→ **Task material**:
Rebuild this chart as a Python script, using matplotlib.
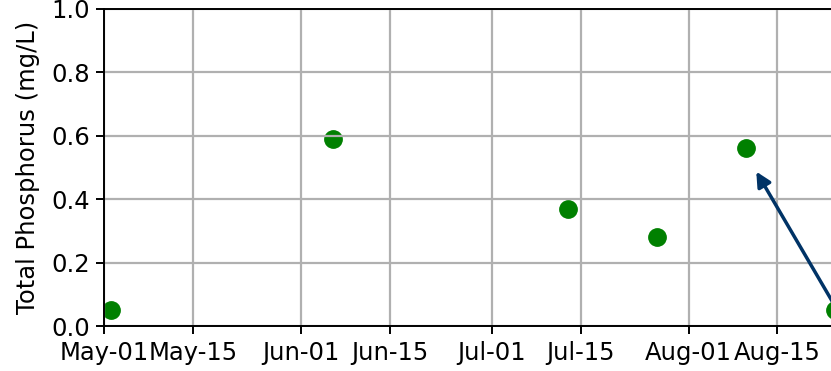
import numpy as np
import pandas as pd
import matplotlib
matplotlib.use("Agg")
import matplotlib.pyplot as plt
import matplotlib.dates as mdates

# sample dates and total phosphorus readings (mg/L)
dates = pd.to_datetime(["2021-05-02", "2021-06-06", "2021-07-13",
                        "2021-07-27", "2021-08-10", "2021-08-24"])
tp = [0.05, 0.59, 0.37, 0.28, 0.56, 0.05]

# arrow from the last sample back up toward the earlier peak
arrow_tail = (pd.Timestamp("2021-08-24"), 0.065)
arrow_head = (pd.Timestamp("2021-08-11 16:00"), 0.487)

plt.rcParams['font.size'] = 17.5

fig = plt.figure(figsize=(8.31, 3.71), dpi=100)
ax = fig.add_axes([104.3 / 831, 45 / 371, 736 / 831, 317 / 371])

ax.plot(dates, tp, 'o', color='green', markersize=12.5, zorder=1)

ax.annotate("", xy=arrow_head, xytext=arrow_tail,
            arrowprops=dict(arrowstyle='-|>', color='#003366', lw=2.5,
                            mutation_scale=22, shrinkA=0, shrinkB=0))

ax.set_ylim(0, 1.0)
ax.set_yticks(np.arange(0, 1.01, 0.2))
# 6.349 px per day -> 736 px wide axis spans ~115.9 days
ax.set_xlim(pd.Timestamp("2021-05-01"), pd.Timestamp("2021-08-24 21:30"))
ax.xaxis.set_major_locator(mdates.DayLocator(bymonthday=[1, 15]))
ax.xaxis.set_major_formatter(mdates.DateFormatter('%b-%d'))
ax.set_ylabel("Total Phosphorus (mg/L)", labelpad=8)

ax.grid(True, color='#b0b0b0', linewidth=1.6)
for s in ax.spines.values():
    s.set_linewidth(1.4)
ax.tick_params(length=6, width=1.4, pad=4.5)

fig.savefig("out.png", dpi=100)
==
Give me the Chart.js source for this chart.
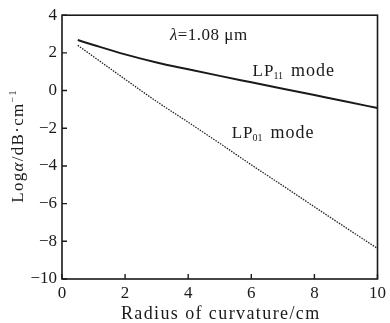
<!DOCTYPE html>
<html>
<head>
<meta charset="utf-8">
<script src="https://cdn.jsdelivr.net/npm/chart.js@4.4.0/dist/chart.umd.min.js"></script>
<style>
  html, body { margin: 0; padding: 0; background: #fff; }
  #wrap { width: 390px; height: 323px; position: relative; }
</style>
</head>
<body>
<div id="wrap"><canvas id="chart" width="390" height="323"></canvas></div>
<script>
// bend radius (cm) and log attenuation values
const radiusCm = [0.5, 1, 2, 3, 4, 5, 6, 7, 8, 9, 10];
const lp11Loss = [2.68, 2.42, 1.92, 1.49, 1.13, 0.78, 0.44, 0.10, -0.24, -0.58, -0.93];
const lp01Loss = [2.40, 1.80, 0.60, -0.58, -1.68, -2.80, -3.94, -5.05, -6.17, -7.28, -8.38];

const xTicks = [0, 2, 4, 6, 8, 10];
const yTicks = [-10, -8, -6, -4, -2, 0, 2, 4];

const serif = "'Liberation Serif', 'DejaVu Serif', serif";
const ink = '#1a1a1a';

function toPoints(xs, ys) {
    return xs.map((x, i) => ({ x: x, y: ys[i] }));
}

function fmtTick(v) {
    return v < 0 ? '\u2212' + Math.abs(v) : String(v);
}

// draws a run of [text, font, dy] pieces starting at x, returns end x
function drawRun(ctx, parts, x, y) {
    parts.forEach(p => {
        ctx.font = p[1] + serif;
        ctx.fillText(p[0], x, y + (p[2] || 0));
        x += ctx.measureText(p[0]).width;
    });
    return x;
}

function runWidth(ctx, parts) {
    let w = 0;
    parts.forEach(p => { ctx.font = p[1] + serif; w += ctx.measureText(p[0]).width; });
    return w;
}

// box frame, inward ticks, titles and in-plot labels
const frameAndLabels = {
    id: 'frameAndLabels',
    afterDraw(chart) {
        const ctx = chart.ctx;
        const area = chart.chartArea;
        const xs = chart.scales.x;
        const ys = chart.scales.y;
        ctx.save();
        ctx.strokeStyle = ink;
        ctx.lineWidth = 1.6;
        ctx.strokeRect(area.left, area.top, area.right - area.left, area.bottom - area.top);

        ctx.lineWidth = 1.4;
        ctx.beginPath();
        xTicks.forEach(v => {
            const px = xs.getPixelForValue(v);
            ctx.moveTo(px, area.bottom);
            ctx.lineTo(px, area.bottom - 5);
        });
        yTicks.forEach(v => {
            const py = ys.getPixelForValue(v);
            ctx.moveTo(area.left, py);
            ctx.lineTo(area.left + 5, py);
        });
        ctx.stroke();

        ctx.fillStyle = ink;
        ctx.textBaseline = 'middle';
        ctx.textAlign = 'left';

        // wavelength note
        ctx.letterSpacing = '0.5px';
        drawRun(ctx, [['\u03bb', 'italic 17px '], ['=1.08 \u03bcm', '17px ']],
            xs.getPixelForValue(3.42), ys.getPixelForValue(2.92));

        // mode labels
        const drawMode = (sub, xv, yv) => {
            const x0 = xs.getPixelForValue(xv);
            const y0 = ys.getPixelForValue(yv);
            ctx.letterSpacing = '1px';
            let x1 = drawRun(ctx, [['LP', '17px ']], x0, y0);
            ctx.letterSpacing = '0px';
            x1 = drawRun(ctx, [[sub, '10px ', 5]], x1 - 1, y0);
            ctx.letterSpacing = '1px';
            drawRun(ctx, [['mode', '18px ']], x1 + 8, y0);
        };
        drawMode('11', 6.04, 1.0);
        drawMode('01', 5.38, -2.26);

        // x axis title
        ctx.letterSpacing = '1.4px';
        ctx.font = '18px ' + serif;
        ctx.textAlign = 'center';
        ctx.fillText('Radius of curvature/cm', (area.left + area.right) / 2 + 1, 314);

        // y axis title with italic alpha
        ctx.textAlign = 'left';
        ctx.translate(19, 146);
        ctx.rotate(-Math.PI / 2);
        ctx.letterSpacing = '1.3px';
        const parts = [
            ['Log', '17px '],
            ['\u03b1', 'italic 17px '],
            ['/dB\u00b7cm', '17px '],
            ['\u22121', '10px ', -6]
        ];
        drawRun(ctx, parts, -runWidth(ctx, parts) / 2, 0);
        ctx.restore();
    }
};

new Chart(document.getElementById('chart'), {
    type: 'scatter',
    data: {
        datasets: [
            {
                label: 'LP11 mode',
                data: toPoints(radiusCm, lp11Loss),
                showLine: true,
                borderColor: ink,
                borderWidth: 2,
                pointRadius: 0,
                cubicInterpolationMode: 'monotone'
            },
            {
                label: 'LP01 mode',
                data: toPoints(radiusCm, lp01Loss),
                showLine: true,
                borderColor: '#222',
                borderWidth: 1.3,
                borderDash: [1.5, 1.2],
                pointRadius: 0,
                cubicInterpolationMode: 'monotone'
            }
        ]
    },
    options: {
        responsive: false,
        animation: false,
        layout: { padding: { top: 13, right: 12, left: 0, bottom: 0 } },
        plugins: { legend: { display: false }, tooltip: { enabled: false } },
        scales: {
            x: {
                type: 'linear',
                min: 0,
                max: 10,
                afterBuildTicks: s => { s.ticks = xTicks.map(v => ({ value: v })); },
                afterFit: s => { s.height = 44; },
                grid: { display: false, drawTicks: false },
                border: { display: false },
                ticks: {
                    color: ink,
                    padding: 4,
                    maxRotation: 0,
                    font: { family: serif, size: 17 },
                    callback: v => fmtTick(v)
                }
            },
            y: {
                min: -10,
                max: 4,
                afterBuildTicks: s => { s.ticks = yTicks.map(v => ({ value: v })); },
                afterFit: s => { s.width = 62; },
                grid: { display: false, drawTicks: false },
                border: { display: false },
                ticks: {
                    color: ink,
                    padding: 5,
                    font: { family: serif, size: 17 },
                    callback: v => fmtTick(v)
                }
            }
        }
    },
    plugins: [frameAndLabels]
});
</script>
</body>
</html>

→ **Exercise instructions**: Return the material from the line containing "Rebuild this chart" through the line containing "ax = fig.add_axes([104.3", exactly and in full, but without its pictures.

→ **Result of the exercise**:
Rebuild this chart as a Python script, using matplotlib.
import numpy as np
import pandas as pd
import matplotlib
matplotlib.use("Agg")
import matplotlib.pyplot as plt
import matplotlib.dates as mdates

# sample dates and total phosphorus readings (mg/L)
dates = pd.to_datetime(["2021-05-02", "2021-06-06", "2021-07-13",
                        "2021-07-27", "2021-08-10", "2021-08-24"])
tp = [0.05, 0.59, 0.37, 0.28, 0.56, 0.05]

# arrow from the last sample back up toward the earlier peak
arrow_tail = (pd.Timestamp("2021-08-24"), 0.065)
arrow_head = (pd.Timestamp("2021-08-11 16:00"), 0.487)

plt.rcParams['font.size'] = 17.5

fig = plt.figure(figsize=(8.31, 3.71), dpi=100)
ax = fig.add_axes([104.3 / 831, 45 / 371, 736 / 831, 317 / 371])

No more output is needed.